En lo que es magnífico el documental es en su relato de suspense subre la creación de la comuna: un culto rico, en problemas con las autoridades de la India, decide trasladarse y comprar sesenta mil hectáreas de terreno al lado de Antelope, un pueblito adormilado en Oregon. Al poco tiempo, gracias al poder del voto de los seguidores de Osho, el pueblo cambia de nombre y se llama Rajneeshpuram. Wild Wild Country puede entenderse como una anticipación hiperbólica de las batallas inmigratorias actuales: no solo está ahí la reacción local de los ciudadanos conservadores ante la llegada de estos extraños de ropas rojas -muchos de ellos también norteamericanos- que vienen a cambiar las costumbres del lugar, sino también el apoyo de las autoridades estatales y federales a esos ciudadanos, que llega al punto de ir contra el espíritu democrático al cancelar una registración de nuevos votantes cuando se enteran que los rajneeshi planean postularse a los altos cargos administrativos del condado de Wasco.

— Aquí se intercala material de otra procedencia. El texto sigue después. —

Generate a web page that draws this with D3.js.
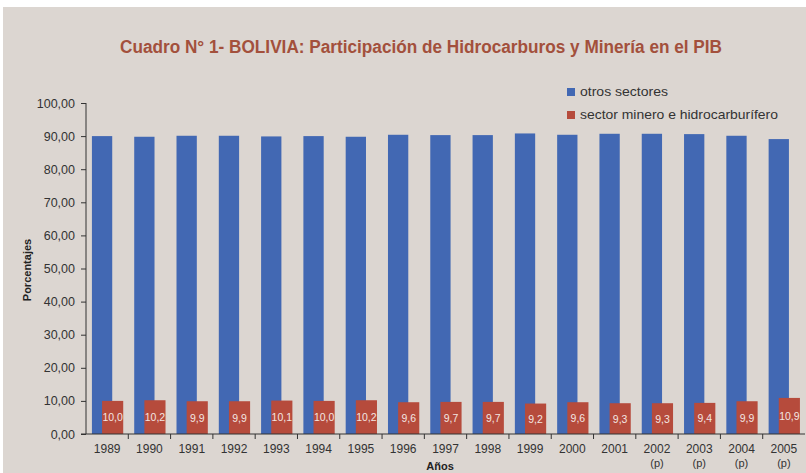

Wild Wild Country no muestra que esta sea una batalla dicotómica entre el bien y el mal: los rajneeshi están dispuestos a usar trucos sucios para alcanzar sus objetivos. Allí, ante el voto de silencio de Osho, emerge el gran personaje del documental: Ma Anand Sheela, la administradora de la comuna y gran defensora de su gurú. La pequeña Sheela, de ojos y sonrisa pícara, está tan dispuesta a complacer a su maestro que decide defenderlo con todas las armas a su disposición, literalmente: Rajneeshpuram se llenará de revólveres y fusiles para los seguidores, listos para cualquier ataque de los vecinos o del gobierno. Sheela es agresiva e insultante ante los medios; si sus propios seguidores se extralimitan, les pone tranquilizantes en la cerveza; y a quienes se le oponen en el estado, les envía chocolates envenenados. Suyo es también el plan de contagiar con salmonella la comida de algunos restaurantes para que la gente del condado no pueda votar, en lo que hoy se considera el primer ataque bioterrorista en suelo norteamericano.

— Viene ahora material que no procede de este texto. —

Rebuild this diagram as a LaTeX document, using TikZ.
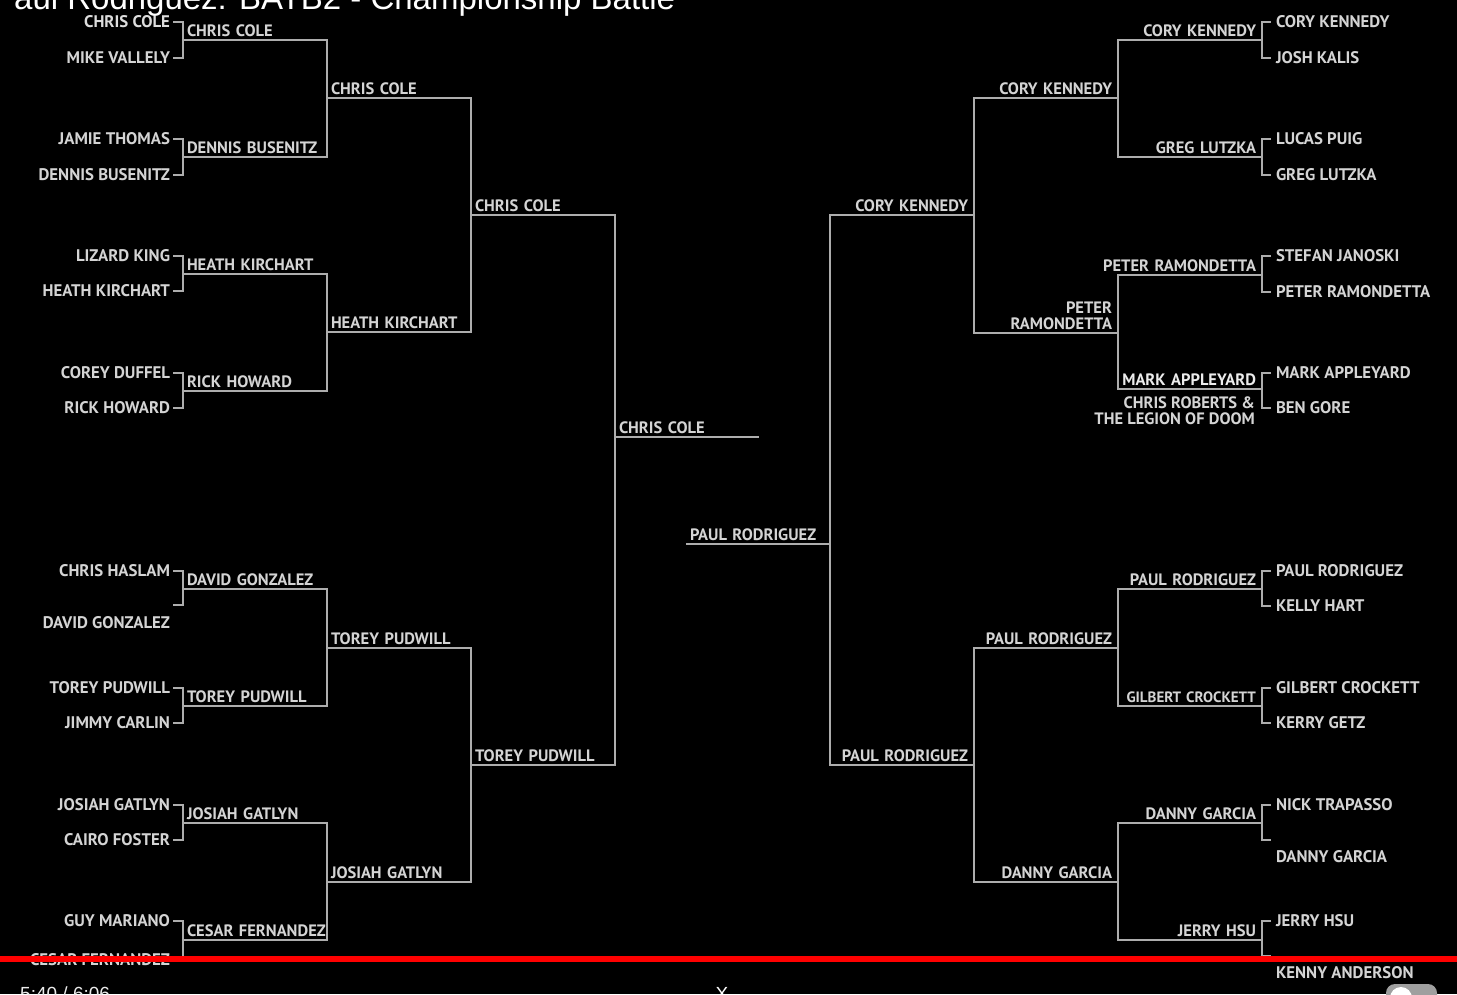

Wild Wild Country es un gran documental sobre el fanatismo y sus excesos. Osho sigue envuelto en el misterio: ¿un estafador, un verdadero líder espiritual, las dos cosas a la vez? Ma Anand Sheela no: su mal entendida devoción y su entrega la convierten en un peligro para el maestro y el culto. Con seguidores así, ¿quién necesita enemigos? Y con personajes así, ¿qué autor o autora podrá, a lo largo de esta temporada, inventarse un mejor villano?